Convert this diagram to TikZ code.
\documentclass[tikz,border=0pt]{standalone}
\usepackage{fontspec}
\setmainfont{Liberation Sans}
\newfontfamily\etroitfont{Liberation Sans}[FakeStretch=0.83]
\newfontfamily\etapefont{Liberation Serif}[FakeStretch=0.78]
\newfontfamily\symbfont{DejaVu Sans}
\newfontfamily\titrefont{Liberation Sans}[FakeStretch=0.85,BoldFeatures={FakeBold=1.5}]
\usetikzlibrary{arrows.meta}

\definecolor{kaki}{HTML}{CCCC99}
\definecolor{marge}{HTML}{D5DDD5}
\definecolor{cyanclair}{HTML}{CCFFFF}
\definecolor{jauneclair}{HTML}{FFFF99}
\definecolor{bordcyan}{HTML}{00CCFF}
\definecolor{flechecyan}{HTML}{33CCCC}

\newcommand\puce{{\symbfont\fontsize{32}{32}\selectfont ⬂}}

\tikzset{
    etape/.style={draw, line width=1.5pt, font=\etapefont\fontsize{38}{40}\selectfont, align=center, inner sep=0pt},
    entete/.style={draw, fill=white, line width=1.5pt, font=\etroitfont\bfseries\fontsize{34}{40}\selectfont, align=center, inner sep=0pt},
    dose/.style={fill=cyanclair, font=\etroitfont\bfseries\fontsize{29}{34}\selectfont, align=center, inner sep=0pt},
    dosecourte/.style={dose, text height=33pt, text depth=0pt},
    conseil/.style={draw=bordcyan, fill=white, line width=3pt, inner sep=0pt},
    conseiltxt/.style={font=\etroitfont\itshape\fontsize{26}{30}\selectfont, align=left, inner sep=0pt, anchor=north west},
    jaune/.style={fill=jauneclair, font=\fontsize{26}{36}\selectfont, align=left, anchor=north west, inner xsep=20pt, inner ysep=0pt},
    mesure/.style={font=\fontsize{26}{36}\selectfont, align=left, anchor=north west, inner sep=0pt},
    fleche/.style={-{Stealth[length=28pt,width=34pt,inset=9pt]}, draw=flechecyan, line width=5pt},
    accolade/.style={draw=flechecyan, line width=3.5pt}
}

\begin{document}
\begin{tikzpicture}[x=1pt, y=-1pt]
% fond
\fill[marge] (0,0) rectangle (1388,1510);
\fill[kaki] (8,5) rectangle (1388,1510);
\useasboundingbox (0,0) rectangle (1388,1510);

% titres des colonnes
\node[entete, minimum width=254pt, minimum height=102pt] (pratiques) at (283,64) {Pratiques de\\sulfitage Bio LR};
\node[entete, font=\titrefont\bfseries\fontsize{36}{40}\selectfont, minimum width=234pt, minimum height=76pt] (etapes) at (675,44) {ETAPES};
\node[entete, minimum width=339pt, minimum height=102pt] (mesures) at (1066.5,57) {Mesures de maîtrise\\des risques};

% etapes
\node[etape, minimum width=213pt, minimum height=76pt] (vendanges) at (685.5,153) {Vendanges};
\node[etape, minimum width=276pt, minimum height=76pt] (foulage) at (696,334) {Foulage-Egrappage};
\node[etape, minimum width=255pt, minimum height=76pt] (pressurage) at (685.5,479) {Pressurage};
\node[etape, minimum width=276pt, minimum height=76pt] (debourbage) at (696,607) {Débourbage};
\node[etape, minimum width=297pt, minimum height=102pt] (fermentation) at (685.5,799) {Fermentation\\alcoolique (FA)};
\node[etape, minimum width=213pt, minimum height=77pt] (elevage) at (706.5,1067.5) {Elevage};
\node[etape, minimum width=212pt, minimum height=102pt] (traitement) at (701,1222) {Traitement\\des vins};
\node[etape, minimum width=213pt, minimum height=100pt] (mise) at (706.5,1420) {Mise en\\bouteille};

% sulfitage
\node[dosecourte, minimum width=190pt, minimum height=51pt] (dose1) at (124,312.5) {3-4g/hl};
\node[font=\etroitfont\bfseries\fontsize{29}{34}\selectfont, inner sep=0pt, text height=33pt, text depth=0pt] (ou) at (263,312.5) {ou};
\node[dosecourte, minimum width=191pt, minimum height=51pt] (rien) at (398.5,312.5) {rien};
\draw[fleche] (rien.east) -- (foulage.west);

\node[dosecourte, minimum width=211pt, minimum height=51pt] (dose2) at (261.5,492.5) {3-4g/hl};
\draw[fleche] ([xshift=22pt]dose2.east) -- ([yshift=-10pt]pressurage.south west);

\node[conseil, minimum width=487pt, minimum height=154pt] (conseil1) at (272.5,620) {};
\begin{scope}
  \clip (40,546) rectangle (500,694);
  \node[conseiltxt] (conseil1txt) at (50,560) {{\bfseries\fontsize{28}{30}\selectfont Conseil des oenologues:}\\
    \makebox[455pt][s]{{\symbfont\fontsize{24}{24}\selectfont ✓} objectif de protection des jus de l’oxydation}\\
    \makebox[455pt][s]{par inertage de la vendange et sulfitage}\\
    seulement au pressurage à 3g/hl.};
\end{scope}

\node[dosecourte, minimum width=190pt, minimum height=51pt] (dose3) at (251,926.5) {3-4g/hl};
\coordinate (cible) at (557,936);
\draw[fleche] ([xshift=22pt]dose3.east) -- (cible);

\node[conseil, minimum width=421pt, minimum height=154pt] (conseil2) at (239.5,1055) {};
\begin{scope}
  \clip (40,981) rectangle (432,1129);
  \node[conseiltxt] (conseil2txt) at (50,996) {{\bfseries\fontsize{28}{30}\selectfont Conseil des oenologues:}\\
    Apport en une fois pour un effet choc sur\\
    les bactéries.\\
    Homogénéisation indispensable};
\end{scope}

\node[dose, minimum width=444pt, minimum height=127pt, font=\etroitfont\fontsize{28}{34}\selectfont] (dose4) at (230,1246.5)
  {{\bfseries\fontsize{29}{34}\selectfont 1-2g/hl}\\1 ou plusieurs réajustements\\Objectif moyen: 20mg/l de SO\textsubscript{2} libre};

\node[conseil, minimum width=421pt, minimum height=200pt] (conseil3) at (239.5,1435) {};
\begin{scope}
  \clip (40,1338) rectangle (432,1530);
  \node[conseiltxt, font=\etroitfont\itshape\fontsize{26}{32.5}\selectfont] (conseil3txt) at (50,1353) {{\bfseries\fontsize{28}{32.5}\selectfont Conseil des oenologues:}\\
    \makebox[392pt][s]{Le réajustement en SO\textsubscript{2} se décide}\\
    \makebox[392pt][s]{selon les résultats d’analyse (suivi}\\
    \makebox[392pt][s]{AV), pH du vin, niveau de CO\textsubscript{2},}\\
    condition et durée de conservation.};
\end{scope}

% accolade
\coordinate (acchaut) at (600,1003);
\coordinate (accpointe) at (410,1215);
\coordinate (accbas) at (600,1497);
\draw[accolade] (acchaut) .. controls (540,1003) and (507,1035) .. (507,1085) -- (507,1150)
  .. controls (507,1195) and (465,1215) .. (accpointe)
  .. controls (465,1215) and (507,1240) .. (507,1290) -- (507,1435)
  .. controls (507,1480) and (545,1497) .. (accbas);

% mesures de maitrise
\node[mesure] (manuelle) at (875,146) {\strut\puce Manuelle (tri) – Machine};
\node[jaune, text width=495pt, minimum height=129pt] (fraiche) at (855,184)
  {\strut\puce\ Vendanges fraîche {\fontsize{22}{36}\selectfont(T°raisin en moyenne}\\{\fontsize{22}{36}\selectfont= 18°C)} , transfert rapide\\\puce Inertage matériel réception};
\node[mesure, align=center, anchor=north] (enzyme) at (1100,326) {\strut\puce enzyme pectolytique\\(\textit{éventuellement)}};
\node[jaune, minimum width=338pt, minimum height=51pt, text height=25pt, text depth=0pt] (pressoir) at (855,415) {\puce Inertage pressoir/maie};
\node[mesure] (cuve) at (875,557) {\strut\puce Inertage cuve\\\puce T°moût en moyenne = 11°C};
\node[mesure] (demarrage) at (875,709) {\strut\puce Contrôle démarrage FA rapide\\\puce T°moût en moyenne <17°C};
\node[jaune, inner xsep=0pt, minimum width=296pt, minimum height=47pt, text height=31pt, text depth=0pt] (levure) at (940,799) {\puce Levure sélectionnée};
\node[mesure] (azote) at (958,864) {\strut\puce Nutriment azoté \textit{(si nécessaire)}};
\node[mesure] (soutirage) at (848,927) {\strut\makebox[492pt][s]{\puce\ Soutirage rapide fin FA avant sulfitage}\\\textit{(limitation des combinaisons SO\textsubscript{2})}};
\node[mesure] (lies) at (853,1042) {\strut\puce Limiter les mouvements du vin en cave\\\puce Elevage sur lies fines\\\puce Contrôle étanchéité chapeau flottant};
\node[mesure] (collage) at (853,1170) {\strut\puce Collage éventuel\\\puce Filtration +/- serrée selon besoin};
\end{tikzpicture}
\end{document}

TASK TO CARRY OUT: From the top of the listing above, restate each line word for word up to and including the line with "minimum width=339pt, minimum"; add nothing else.

ANSWER BELOW:
Convert this diagram to TikZ code.
\documentclass[tikz,border=0pt]{standalone}
\usepackage{fontspec}
\setmainfont{Liberation Sans}
\newfontfamily\etroitfont{Liberation Sans}[FakeStretch=0.83]
\newfontfamily\etapefont{Liberation Serif}[FakeStretch=0.78]
\newfontfamily\symbfont{DejaVu Sans}
\newfontfamily\titrefont{Liberation Sans}[FakeStretch=0.85,BoldFeatures={FakeBold=1.5}]
\usetikzlibrary{arrows.meta}

\definecolor{kaki}{HTML}{CCCC99}
\definecolor{marge}{HTML}{D5DDD5}
\definecolor{cyanclair}{HTML}{CCFFFF}
\definecolor{jauneclair}{HTML}{FFFF99}
\definecolor{bordcyan}{HTML}{00CCFF}
\definecolor{flechecyan}{HTML}{33CCCC}

\newcommand\puce{{\symbfont\fontsize{32}{32}\selectfont ⬂}}

\tikzset{
    etape/.style={draw, line width=1.5pt, font=\etapefont\fontsize{38}{40}\selectfont, align=center, inner sep=0pt},
    entete/.style={draw, fill=white, line width=1.5pt, font=\etroitfont\bfseries\fontsize{34}{40}\selectfont, align=center, inner sep=0pt},
    dose/.style={fill=cyanclair, font=\etroitfont\bfseries\fontsize{29}{34}\selectfont, align=center, inner sep=0pt},
    dosecourte/.style={dose, text height=33pt, text depth=0pt},
    conseil/.style={draw=bordcyan, fill=white, line width=3pt, inner sep=0pt},
    conseiltxt/.style={font=\etroitfont\itshape\fontsize{26}{30}\selectfont, align=left, inner sep=0pt, anchor=north west},
    jaune/.style={fill=jauneclair, font=\fontsize{26}{36}\selectfont, align=left, anchor=north west, inner xsep=20pt, inner ysep=0pt},
    mesure/.style={font=\fontsize{26}{36}\selectfont, align=left, anchor=north west, inner sep=0pt},
    fleche/.style={-{Stealth[length=28pt,width=34pt,inset=9pt]}, draw=flechecyan, line width=5pt},
    accolade/.style={draw=flechecyan, line width=3.5pt}
}

\begin{document}
\begin{tikzpicture}[x=1pt, y=-1pt]
% fond
\fill[marge] (0,0) rectangle (1388,1510);
\fill[kaki] (8,5) rectangle (1388,1510);
\useasboundingbox (0,0) rectangle (1388,1510);

% titres des colonnes
\node[entete, minimum width=254pt, minimum height=102pt] (pratiques) at (283,64) {Pratiques de\\sulfitage Bio LR};
\node[entete, font=\titrefont\bfseries\fontsize{36}{40}\selectfont, minimum width=234pt, minimum height=76pt] (etapes) at (675,44) {ETAPES};
\node[entete, minimum width=339pt, minimum height=102pt] (mesures) at (1066.5,57) {Mesures de maîtrise\\des risques};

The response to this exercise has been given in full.